• **What you need to do**
Reproduce nothing but the lines from the start of the material through the line that includes "ha='center', va='baseline', **fnt)", both ends included, and omit every picture.
··· Extracted material ···
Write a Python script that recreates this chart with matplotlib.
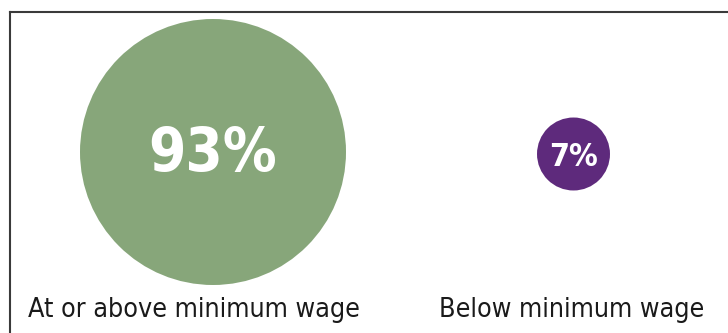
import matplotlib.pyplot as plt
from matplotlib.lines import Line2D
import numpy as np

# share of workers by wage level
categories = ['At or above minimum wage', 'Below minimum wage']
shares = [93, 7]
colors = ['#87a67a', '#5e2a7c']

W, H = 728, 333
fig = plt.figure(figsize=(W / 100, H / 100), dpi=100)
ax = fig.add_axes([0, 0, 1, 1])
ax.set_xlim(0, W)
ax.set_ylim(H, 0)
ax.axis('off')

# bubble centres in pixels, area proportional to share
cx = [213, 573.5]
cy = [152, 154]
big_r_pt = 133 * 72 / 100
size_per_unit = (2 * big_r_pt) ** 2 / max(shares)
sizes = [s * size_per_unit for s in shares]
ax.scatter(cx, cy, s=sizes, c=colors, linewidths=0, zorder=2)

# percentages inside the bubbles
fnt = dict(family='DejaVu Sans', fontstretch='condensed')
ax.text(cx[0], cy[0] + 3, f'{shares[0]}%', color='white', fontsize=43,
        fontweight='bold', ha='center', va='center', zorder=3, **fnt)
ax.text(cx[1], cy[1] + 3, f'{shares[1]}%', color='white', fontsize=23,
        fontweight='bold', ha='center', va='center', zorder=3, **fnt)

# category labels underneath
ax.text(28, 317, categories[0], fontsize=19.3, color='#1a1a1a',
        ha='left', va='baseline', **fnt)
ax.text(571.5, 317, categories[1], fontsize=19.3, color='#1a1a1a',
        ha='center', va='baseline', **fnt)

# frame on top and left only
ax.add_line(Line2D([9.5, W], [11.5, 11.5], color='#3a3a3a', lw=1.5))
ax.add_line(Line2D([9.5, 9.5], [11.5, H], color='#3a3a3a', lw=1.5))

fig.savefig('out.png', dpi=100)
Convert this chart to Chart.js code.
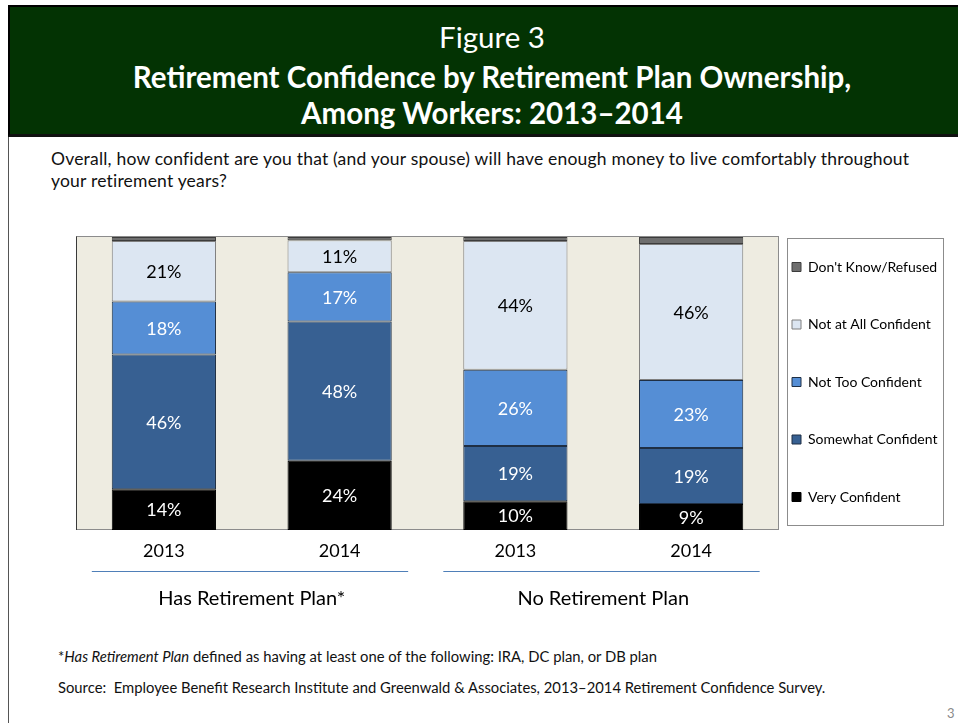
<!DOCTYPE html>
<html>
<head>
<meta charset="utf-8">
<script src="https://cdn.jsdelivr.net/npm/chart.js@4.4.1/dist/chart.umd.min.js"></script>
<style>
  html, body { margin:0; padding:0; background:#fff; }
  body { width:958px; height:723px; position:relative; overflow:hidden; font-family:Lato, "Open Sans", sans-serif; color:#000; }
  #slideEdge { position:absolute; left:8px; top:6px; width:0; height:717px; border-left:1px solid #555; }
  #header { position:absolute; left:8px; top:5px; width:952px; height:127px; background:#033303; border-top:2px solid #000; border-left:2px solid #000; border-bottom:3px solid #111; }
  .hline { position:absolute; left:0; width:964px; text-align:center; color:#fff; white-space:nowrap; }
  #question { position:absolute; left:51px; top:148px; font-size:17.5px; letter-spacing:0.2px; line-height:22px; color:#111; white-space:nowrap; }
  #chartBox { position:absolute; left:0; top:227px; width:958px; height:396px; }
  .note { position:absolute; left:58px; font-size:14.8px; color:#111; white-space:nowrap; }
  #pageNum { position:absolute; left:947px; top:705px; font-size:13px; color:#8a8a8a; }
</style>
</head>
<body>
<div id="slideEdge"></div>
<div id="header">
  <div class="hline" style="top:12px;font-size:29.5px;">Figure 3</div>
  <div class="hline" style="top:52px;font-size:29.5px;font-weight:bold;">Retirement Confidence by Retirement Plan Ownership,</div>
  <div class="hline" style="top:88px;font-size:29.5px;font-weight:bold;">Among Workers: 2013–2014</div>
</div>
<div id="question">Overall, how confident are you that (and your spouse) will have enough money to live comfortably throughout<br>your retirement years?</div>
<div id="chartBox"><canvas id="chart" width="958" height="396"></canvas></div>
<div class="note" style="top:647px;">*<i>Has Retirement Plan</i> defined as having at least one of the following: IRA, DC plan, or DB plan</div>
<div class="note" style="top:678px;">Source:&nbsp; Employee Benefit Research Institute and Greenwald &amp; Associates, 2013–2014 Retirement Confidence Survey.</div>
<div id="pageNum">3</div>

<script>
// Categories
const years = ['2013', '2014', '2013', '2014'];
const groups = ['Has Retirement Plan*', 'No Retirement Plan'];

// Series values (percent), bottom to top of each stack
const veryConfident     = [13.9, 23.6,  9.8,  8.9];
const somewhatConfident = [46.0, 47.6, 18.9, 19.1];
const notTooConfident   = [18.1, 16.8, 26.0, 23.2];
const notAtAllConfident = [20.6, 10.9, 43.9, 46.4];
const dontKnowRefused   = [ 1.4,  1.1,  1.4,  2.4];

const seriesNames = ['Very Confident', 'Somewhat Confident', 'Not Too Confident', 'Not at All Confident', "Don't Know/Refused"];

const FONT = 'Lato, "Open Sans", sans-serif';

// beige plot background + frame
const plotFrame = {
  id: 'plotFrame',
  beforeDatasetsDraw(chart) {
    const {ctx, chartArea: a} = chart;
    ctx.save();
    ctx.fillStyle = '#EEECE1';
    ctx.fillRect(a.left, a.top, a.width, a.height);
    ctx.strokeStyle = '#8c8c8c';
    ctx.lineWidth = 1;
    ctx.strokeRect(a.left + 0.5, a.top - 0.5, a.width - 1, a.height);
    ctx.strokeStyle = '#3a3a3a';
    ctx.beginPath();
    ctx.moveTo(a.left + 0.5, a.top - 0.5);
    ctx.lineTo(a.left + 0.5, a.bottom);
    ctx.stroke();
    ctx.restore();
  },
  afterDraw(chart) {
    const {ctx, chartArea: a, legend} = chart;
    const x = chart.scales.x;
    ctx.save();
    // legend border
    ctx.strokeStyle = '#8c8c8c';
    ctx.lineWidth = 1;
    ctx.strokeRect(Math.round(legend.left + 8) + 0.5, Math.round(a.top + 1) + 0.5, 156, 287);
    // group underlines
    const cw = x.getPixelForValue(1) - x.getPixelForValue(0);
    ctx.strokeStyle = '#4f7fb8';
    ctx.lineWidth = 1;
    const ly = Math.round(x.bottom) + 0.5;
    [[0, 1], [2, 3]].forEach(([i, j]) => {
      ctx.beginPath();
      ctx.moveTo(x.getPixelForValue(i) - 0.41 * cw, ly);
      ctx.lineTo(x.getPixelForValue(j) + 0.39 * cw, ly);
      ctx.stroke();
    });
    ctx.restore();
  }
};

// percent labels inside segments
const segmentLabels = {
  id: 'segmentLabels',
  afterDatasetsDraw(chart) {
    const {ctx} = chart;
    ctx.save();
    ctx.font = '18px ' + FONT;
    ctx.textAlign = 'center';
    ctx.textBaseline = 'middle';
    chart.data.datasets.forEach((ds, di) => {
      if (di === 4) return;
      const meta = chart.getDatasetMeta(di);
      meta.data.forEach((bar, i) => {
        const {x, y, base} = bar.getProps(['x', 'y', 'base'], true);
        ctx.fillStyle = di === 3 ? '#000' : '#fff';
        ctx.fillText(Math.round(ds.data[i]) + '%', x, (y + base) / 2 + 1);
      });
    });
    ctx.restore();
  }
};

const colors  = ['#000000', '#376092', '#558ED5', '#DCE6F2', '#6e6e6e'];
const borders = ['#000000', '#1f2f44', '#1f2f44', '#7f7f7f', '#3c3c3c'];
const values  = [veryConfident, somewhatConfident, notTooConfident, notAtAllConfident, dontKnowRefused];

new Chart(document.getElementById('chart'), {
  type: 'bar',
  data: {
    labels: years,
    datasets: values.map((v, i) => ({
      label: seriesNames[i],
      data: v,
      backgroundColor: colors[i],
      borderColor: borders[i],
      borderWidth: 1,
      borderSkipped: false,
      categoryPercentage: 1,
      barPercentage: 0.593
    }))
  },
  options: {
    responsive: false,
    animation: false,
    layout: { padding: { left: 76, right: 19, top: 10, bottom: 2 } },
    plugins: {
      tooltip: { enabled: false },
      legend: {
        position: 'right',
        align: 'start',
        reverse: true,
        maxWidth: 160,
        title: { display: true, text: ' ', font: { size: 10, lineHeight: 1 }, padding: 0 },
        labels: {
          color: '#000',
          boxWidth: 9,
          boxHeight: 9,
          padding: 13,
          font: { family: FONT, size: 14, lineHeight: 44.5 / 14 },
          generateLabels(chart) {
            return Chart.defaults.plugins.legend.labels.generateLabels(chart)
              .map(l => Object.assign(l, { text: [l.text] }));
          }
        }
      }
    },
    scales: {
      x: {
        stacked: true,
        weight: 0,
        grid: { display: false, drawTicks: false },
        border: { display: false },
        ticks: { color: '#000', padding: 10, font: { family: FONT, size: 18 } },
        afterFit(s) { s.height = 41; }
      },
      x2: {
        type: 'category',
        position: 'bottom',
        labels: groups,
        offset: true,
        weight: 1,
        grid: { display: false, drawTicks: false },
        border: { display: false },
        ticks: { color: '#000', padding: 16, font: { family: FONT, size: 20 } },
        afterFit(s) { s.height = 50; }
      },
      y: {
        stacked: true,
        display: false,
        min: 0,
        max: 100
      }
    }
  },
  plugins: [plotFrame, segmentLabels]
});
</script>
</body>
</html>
···
• **Solution below**
Write a Python script that recreates this chart with matplotlib.
import matplotlib.pyplot as plt
from matplotlib.lines import Line2D
import numpy as np

# share of workers by wage level
categories = ['At or above minimum wage', 'Below minimum wage']
shares = [93, 7]
colors = ['#87a67a', '#5e2a7c']

W, H = 728, 333
fig = plt.figure(figsize=(W / 100, H / 100), dpi=100)
ax = fig.add_axes([0, 0, 1, 1])
ax.set_xlim(0, W)
ax.set_ylim(H, 0)
ax.axis('off')

# bubble centres in pixels, area proportional to share
cx = [213, 573.5]
cy = [152, 154]
big_r_pt = 133 * 72 / 100
size_per_unit = (2 * big_r_pt) ** 2 / max(shares)
sizes = [s * size_per_unit for s in shares]
ax.scatter(cx, cy, s=sizes, c=colors, linewidths=0, zorder=2)

# percentages inside the bubbles
fnt = dict(family='DejaVu Sans', fontstretch='condensed')
ax.text(cx[0], cy[0] + 3, f'{shares[0]}%', color='white', fontsize=43,
        fontweight='bold', ha='center', va='center', zorder=3, **fnt)
ax.text(cx[1], cy[1] + 3, f'{shares[1]}%', color='white', fontsize=23,
        fontweight='bold', ha='center', va='center', zorder=3, **fnt)

# category labels underneath
ax.text(28, 317, categories[0], fontsize=19.3, color='#1a1a1a',
        ha='left', va='baseline', **fnt)
ax.text(571.5, 317, categories[1], fontsize=19.3, color='#1a1a1a',
        ha='center', va='baseline', **fnt)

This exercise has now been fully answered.